INSTRUCTIONS TO FOLLOW:
It is required that the lines from the top of the listing through the line with "50.9, 57.8, 65.0]" be reproduced exactly, excluding pictures.
--
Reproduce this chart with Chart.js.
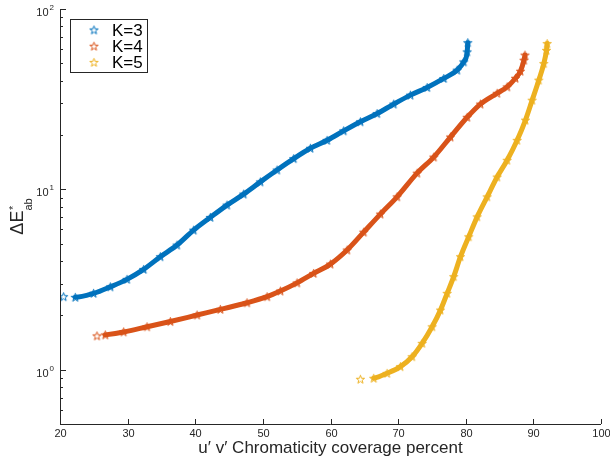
<!DOCTYPE html>
<html>
<head>
<meta charset="utf-8">
<script src="https://cdn.jsdelivr.net/npm/chart.js@4.4.1/dist/chart.umd.min.js"></script>
<style>
  html, body { margin: 0; padding: 0; background: #fff; }
  canvas { display: block; }
</style>
</head>
<body>
<canvas id="myChart" width="610" height="458"></canvas>
<script>
// number of clusters K
const seriesLabels = ['K=3', 'K=4', 'K=5']

// u'v' chromaticity coverage (%) and mean Delta E*ab for each K
const coverageK3 = [20.53, 22.26, 24.97, 27.44, 29.91, 32.37, 34.84, 37.31, 39.76, 42.23, 44.70, 47.16, 49.63, 52.10,
	54.56, 57.03, 59.50, 61.95, 64.42, 66.89, 69.35, 71.82, 74.29, 76.75, 78.73, 79.70, 80.21, 80.30]
const deltaEK3 = [2.54, 2.52, 2.65, 2.88, 3.17, 3.60, 4.23, 4.91, 5.94, 6.99, 8.18, 9.41, 11.0, 12.8,
	14.8, 16.9, 18.7, 21.1, 23.7, 26.3, 29.7, 33.3, 36.7, 41.2, 45.8, 50.9, 57.8, 65.0]

const coverageK4 = [25.47, 26.70, 29.41, 32.87, 36.32, 40.27, 43.71, 47.66, 50.62, 52.59, 55.06, 57.51, 59.99, 62.46,
	64.91, 67.38, 69.85, 72.81, 75.27, 77.74, 80.21, 82.17, 84.64, 86.12, 87.35, 88.09, 88.61, 88.76]
const deltaEK4 = [1.54, 1.56, 1.62, 1.73, 1.85, 2.01, 2.16, 2.35, 2.54, 2.73, 3.03, 3.42, 3.85, 4.61,
	5.79, 7.29, 9.09, 12.3, 15.1, 19.5, 25.1, 29.7, 34.1, 37.0, 41.3, 45.2, 52.0, 55.5]

const coverageK5 = [64.42, 66.39, 68.37, 70.34, 72.07, 73.55, 75.03, 76.26, 77.25, 78.22, 79.22, 80.44, 81.69, 83.17,
	84.64, 86.12, 87.60, 88.83, 89.82, 90.80, 91.54, 91.94, 92.04]
const deltaEK5 = [0.885, 0.896, 0.955, 1.04, 1.18, 1.40, 1.73, 2.14, 2.65, 3.28, 4.23, 5.46, 7.04, 9.09,
	11.7, 14.5, 18.7, 24.2, 31.2, 40.3, 49.8, 59.0, 64.3]

const xTicks = [20, 30, 40, 50, 60, 70, 80, 90, 100]
const yMajorTicks = [1, 10, 100]
const yTickExponents = ['0', '1', '2']

const axisColor = '#262626'
const colors = ['#0072bd', '#d95319', '#edb120']
const fontFamily = '"Liberation Sans", Arial, Helvetica, sans-serif'

// pentagram marker like matlab's 'p'
function pentagram(color) {
	const c = document.createElement('canvas')
	c.width = 11
	c.height = 11
	const g = c.getContext('2d')
	g.strokeStyle = color
	g.lineWidth = 1
	g.lineJoin = 'miter'
	g.beginPath()
	for (let i = 0; i < 10; i++) {
		const r = i % 2 === 0 ? 4.4 : 1.8
		const a = -Math.PI / 2 + i * Math.PI / 5
		g.lineTo(5.5 + r * Math.cos(a), 5.8 + r * Math.sin(a))
	}
	g.closePath()
	g.stroke()
	return c
}

function toPoints(xs, ys) {
	return xs.map((x, i) => ({ x, y: ys[i] }))
}

const seriesData = [
	toPoints(coverageK3, deltaEK3),
	toPoints(coverageK4, deltaEK4),
	toPoints(coverageK5, deltaEK5)
]

const markers = colors.map(pentagram)

const datasets = seriesData.map((data, i) => ({
	label: seriesLabels[i],
	data,
	showLine: true,
	borderColor: colors[i],
	backgroundColor: colors[i],
	borderWidth: 5,
	borderCapStyle: 'round',
	cubicInterpolationMode: 'monotone',
	pointStyle: markers[i],
	pointRadius: 4,
	// first marker sits apart from the rest of the run
	segment: {
		borderColor: ctx => ctx.p0DataIndex === 0 ? 'rgba(0,0,0,0)' : undefined
	}
}))

const axesPlugin = {
	id: 'matlabAxes',
	afterDatasetsDraw(chart) {
		const ctx = chart.ctx
		const area = chart.chartArea
		const xs = chart.scales.x
		const ys = chart.scales.y

		ctx.save()
		ctx.strokeStyle = axisColor
		ctx.fillStyle = axisColor
		ctx.lineWidth = 1

		// axis lines
		ctx.beginPath()
		ctx.moveTo(area.left + 0.5, area.top)
		ctx.lineTo(area.left + 0.5, area.bottom + 0.5)
		ctx.lineTo(area.right, area.bottom + 0.5)
		ctx.stroke()

		// x ticks point inward
		ctx.font = '11px ' + fontFamily
		ctx.textAlign = 'center'
		ctx.textBaseline = 'alphabetic'
		for (const v of xTicks) {
			const px = Math.round(xs.getPixelForValue(v)) + 0.5
			ctx.beginPath()
			ctx.moveTo(px, area.bottom)
			ctx.lineTo(px, area.bottom - 5)
			ctx.stroke()
			ctx.fillText(String(v), px, area.bottom + 13)
		}

		// y minor + major ticks
		for (let decade = 0.1; decade < 100; decade *= 10) {
			for (let m = 1; m <= 9; m++) {
				const v = +(decade * m).toPrecision(3)
				if (v < ys.min || v > ys.max) continue
				const py = Math.round(ys.getPixelForValue(v)) + 0.5
				ctx.beginPath()
				ctx.moveTo(area.left, py)
				ctx.lineTo(area.left + 3, py)
				ctx.stroke()
			}
		}
		yMajorTicks.forEach((v, i) => {
			const py = Math.round(ys.getPixelForValue(v)) + 0.5
			ctx.beginPath()
			ctx.moveTo(area.left, py)
			ctx.lineTo(area.left + 6, py)
			ctx.stroke()

			ctx.font = '11px ' + fontFamily
			ctx.textAlign = 'right'
			ctx.fillText('10', area.left - 11.5, py + 6)
			ctx.font = '8px ' + fontFamily
			ctx.textAlign = 'left'
			ctx.fillText(yTickExponents[i], area.left - 10.5, py + 0.5)
		})

		// x axis title
		ctx.font = '17px ' + fontFamily
		ctx.textAlign = 'center'
		ctx.fillText('u\u2032 v\u2032 Chromaticity coverage percent', (area.left + area.right) / 2, 453)

		// y axis title: ΔE*ab, rotated
		ctx.save()
		ctx.translate(23, (area.top + area.bottom) / 2)
		ctx.rotate(-Math.PI / 2)
		ctx.font = '18px ' + fontFamily
		const main = '\u0394E'
		const wMain = ctx.measureText(main).width
		ctx.font = '11px ' + fontFamily
		const wSub = ctx.measureText('ab').width
		const total = wMain + wSub
		let x0 = -total / 2
		ctx.font = '18px ' + fontFamily
		ctx.textAlign = 'left'
		ctx.fillText(main, x0, 0)
		ctx.font = '11px ' + fontFamily
		ctx.fillText('*', x0 + wMain + 0.5, -6)
		ctx.fillText('ab', x0 + wMain, 9)
		ctx.restore()

		// legend box, upper left inside the axes
		const lx = 70.5, ly = 19.5, lw = 77, lh = 53
		ctx.fillStyle = '#fff'
		ctx.fillRect(lx, ly, lw, lh)
		ctx.strokeRect(lx, ly, lw, lh)
		ctx.font = '17px ' + fontFamily
		ctx.textAlign = 'left'
		ctx.textBaseline = 'middle'
		chart.data.datasets.forEach((ds, i) => {
			const cy = 30 + i * 16.2
			const img = ds.pointStyle
			ctx.drawImage(img, 94 - img.width / 2, cy - img.height / 2)
			ctx.fillStyle = '#000'
			ctx.fillText(ds.label, 112, cy + 1)
		})

		ctx.restore()
	}
}

new Chart(document.getElementById('myChart'), {
	type: 'scatter',
	data: { datasets },
	options: {
		responsive: false,
		animation: false,
		devicePixelRatio: 1,
		layout: {
			padding: { left: 60, right: 9, top: 8, bottom: 34 }
		},
		plugins: {
			legend: { display: false },
			tooltip: { enabled: false }
		},
		scales: {
			x: { type: 'linear', min: 20, max: 100, display: false },
			y: { type: 'logarithmic', min: 0.5, max: 100, display: false }
		}
	},
	plugins: [axesPlugin]
})
</script>
</body>
</html>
--
CORRECT RESULT:
Reproduce this chart with Chart.js.
<!DOCTYPE html>
<html>
<head>
<meta charset="utf-8">
<script src="https://cdn.jsdelivr.net/npm/chart.js@4.4.1/dist/chart.umd.min.js"></script>
<style>
  html, body { margin: 0; padding: 0; background: #fff; }
  canvas { display: block; }
</style>
</head>
<body>
<canvas id="myChart" width="610" height="458"></canvas>
<script>
// number of clusters K
const seriesLabels = ['K=3', 'K=4', 'K=5']

// u'v' chromaticity coverage (%) and mean Delta E*ab for each K
const coverageK3 = [20.53, 22.26, 24.97, 27.44, 29.91, 32.37, 34.84, 37.31, 39.76, 42.23, 44.70, 47.16, 49.63, 52.10,
	54.56, 57.03, 59.50, 61.95, 64.42, 66.89, 69.35, 71.82, 74.29, 76.75, 78.73, 79.70, 80.21, 80.30]
const deltaEK3 = [2.54, 2.52, 2.65, 2.88, 3.17, 3.60, 4.23, 4.91, 5.94, 6.99, 8.18, 9.41, 11.0, 12.8,
	14.8, 16.9, 18.7, 21.1, 23.7, 26.3, 29.7, 33.3, 36.7, 41.2, 45.8, 50.9, 57.8, 65.0]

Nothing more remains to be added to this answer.